** Begin **

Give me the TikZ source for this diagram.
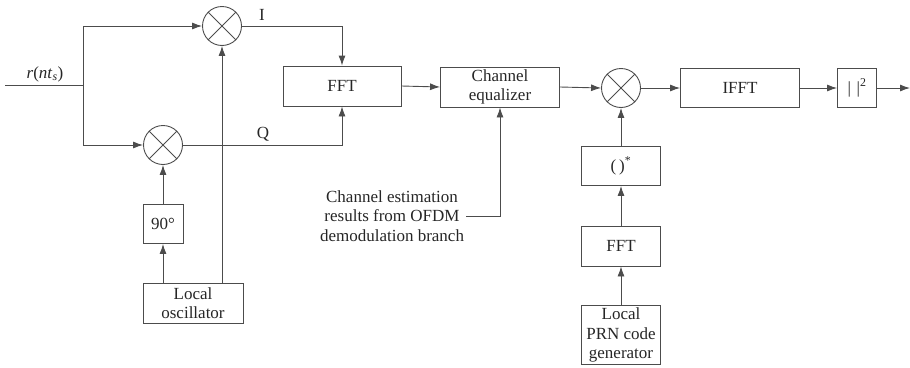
\documentclass[tikz,border=0pt]{standalone}
\usepackage{fontspec}
\setmainfont{Liberation Serif}
\usetikzlibrary{arrows.meta}
\tikzset{
	blk/.style={draw=black!70, line width=0.9pt, rectangle, align=center, inner sep=1pt, text=black!85},
	mix/.style={draw=black!70, line width=0.9pt, circle, minimum size=39pt, inner sep=0pt},
	wire/.style={draw=black!70, line width=0.9pt},
	arr/.style={wire, -{Latex[length=10pt,width=7pt]}},
}
\def\mixcross#1{\draw[wire] (#1.north west) -- (#1.south east) (#1.north east) -- (#1.south west);}

\begin{document}
\begin{tikzpicture}[x=1pt, y=-1pt, font=\fontsize{17}{19.5}\selectfont]
			%%%%% START %%%%%
			\useasboundingbox (0, 0) rectangle (910, 367);
			
			\coordinate (in) at (5, 85);
			\coordinate (split) at (83, 85);
			\coordinate (out) at (910, 88);
			
			\node[text=black!85] (rlab) at (45, 74) {\textit{r}(\textit{nt}\textsubscript{\textit{s}})};
			
			\node[mix] (mixI) at (222, 26) {};
			\node[mix] (mixQ) at (163, 145) {};
			\mixcross{mixI}
			\mixcross{mixQ}
			
			\node[blk, minimum width=40pt, minimum height=39pt] (shift) at (163, 224) {90°};
			\node[blk, minimum width=100pt, minimum height=40pt] (lo) at (193, 303) {Local\\oscillator};
			
			\node[blk, minimum width=118pt, minimum height=40pt] (fft1) at (342, 86) {FFT};
			\node[blk, minimum width=119pt, minimum height=40pt] (eq) at (500, 87) {Channel\\equalizer};
			
			\node[mix] (mixC) at (621, 88) {};
			\mixcross{mixC}
			
			\node[blk, minimum width=119pt, minimum height=39pt] (ifft) at (740, 88) {IFFT};
			\node[blk, minimum width=39pt, minimum height=39pt] (mag) at (857, 88) {|\,\,|\textsuperscript{2}};
			
			\node[blk, minimum width=79pt, minimum height=39pt] (conj) at (621, 166) {(\,)\textsuperscript{*}};
			\node[blk, minimum width=79pt, minimum height=40pt] (fft2) at (621, 246) {FFT};
			\node[blk, minimum width=79pt, minimum height=59pt] (prn) at (621, 335) {Local\\PRN code\\generator};
			
			\node[text=black!85, align=center, inner sep=2pt] (est) at (392, 216) {Channel estimation\\results from OFDM\\demodulation branch};
			
			\node[text=black!85] (ilab) at (262, 15) {I};
			\node[text=black!85] (qlab) at (263, 134) {Q};
			
			% I/Q down-conversion
			\draw[wire] (in) -- (split);
			\draw[arr] (split) |- (mixI.west);
			\draw[arr] (split) |- (mixQ.west);
			\draw[arr] (mixI.east) -| (fft1.north);
			\draw[arr] (mixQ.east) -| (fft1.south);
			\draw[arr] (mixI |- lo.north) -- (mixI.south);
			\draw[arr] (shift |- lo.north) -- (shift.south);
			\draw[arr] (shift.north) -- (mixQ.south);
			
			% equalization and correlation
			\draw[arr] (fft1.east) -- (eq.west);
			\draw[arr] (est.east) -| (eq.south);
			\draw[arr] (eq.east) -- (mixC.west);
			\draw[arr] (mixC.east) -- (ifft.west);
			\draw[arr] (ifft.east) -- (mag.west);
			\draw[arr] (mag.east) -- (out);
			\draw[arr] (prn.north) -- (fft2.south);
			\draw[arr] (fft2.north) -- (conj.south);
			\draw[arr] (conj.north) -- (mixC.south);
			
			%%%%% END %%%%%
\end{tikzpicture}
\end{document}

** End **

**Problem requirements:**
With all pictures left out, please transcribe exactly the lines from the start of the material through the line with "width=79pt, minimum height=59pt]".

**Answer for the task:**
Give me the TikZ source for this diagram.
\documentclass[tikz,border=0pt]{standalone}
\usepackage{fontspec}
\setmainfont{Liberation Serif}
\usetikzlibrary{arrows.meta}
\tikzset{
	blk/.style={draw=black!70, line width=0.9pt, rectangle, align=center, inner sep=1pt, text=black!85},
	mix/.style={draw=black!70, line width=0.9pt, circle, minimum size=39pt, inner sep=0pt},
	wire/.style={draw=black!70, line width=0.9pt},
	arr/.style={wire, -{Latex[length=10pt,width=7pt]}},
}
\def\mixcross#1{\draw[wire] (#1.north west) -- (#1.south east) (#1.north east) -- (#1.south west);}

\begin{document}
\begin{tikzpicture}[x=1pt, y=-1pt, font=\fontsize{17}{19.5}\selectfont]
			%%%%% START %%%%%
			\useasboundingbox (0, 0) rectangle (910, 367);
			
			\coordinate (in) at (5, 85);
			\coordinate (split) at (83, 85);
			\coordinate (out) at (910, 88);
			
			\node[text=black!85] (rlab) at (45, 74) {\textit{r}(\textit{nt}\textsubscript{\textit{s}})};
			
			\node[mix] (mixI) at (222, 26) {};
			\node[mix] (mixQ) at (163, 145) {};
			\mixcross{mixI}
			\mixcross{mixQ}
			
			\node[blk, minimum width=40pt, minimum height=39pt] (shift) at (163, 224) {90°};
			\node[blk, minimum width=100pt, minimum height=40pt] (lo) at (193, 303) {Local\\oscillator};
			
			\node[blk, minimum width=118pt, minimum height=40pt] (fft1) at (342, 86) {FFT};
			\node[blk, minimum width=119pt, minimum height=40pt] (eq) at (500, 87) {Channel\\equalizer};
			
			\node[mix] (mixC) at (621, 88) {};
			\mixcross{mixC}
			
			\node[blk, minimum width=119pt, minimum height=39pt] (ifft) at (740, 88) {IFFT};
			\node[blk, minimum width=39pt, minimum height=39pt] (mag) at (857, 88) {|\,\,|\textsuperscript{2}};
			
			\node[blk, minimum width=79pt, minimum height=39pt] (conj) at (621, 166) {(\,)\textsuperscript{*}};
			\node[blk, minimum width=79pt, minimum height=40pt] (fft2) at (621, 246) {FFT};
			\node[blk, minimum width=79pt, minimum height=59pt] (prn) at (621, 335) {Local\\PRN code\\generator};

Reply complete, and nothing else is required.